SENSORY NEURONANATOMY OF A PASSIVELY INGESTED NEMATODE PARASITE, HAEMONCHUS CONTORTUS: AMPHIDIAL NEURONS OF THE FIRST STAGE LARVA

Authors: LI, J - UNIV OF PENNSYLVANIA; ASHTON, F - UNIV OF PENNSYLVANIA; Gamble, Howard; SCHAD, G - UNIV OF PENNSYLVANIA

Submitted to: Journal of Comparative Neurology
Publication Type: Peer Reviewed Journal
Publication Acceptance Date: 10/27/1999
Publication Date: N/A
Citation: N/A

Interpretive Summary: Nematode parasites of livestock go through an obligatory free-living stage in soil. Egg passed from infected animals hatch and develop to infective larvae on pastures. When ingested by grazing animals, these worms begin a new phase of development which is triggered by environmental cues from the host. These developmental phases include molting, growth and feeding behaviors. Control of nematode development is based on sensory input, presumably through the parasite's nervous system. In this study we have constructed a map of the amphidial neurons of the nematode parasite Haemonchus contortus. This map includes all of the nerve cells which recognize sensory stimuli from the environment. Using this map, we are now employing microbeam laser technology to individually kill nerve cells and examine the consequences of ablation on parasite development. Armed with knowledge of nerve function, it should be possible to construct analog of nerve cell receptors which can be used for parasite control.

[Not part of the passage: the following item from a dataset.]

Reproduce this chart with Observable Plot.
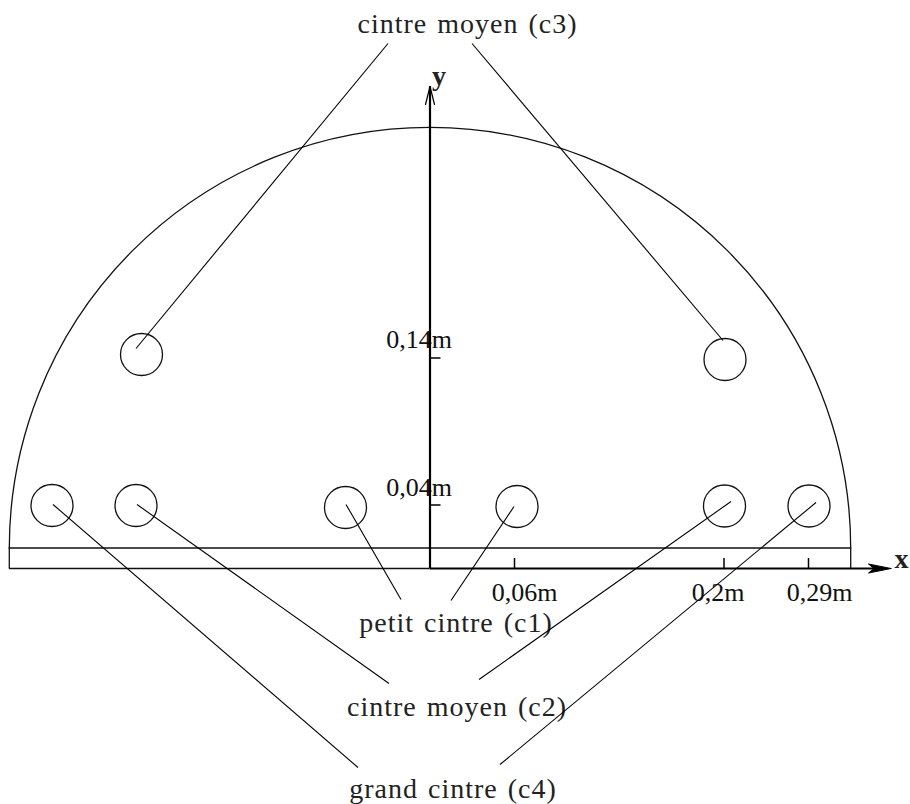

Technical Abstract: The infective larva of Haemonchus contortus, when ingested by a grazing host, is exposed to environmental changes in the rumen, which stimulate resumption of development. We hypothesize that resumption of development is under the control of the sensory neurons in the large, goblet-shaped sensilla known as the amphids. Using three-dimensional reconstructions from melectron micrographs of serial transverse sections, amphidial structure of the Ll is described. Each amphid of H. contortus is innervated by 12 neurons. The ciliated dendritic processes of ten neurons lie in the amphidial channel. Three of these end in double processes, resulting in thirteen sensory cilia in the channel. One process, that of the so-called finger cell, ends in a number of digitiform projections. Another specialized dendrite enters the amphidial channel, but leaves it to end within the sheath cell, a hollow, flask-shaped cell that forms the base of the amphidial channel. Although not flattened, the structure of this process is otherwise similar to that of the wing cells in C. elegans; we consider it to be one of this group. Each of the 12 amphidial neurons was traced to its cell body in the lateral ganglion, posterior to the worm's nerve ring. The positions of these bodies were similar to their counterparts in C. elegans; consequently, they were named according to C. elegans nomenclature. A map to be used to identify the amphidial cell bodies in the living LI was prepared.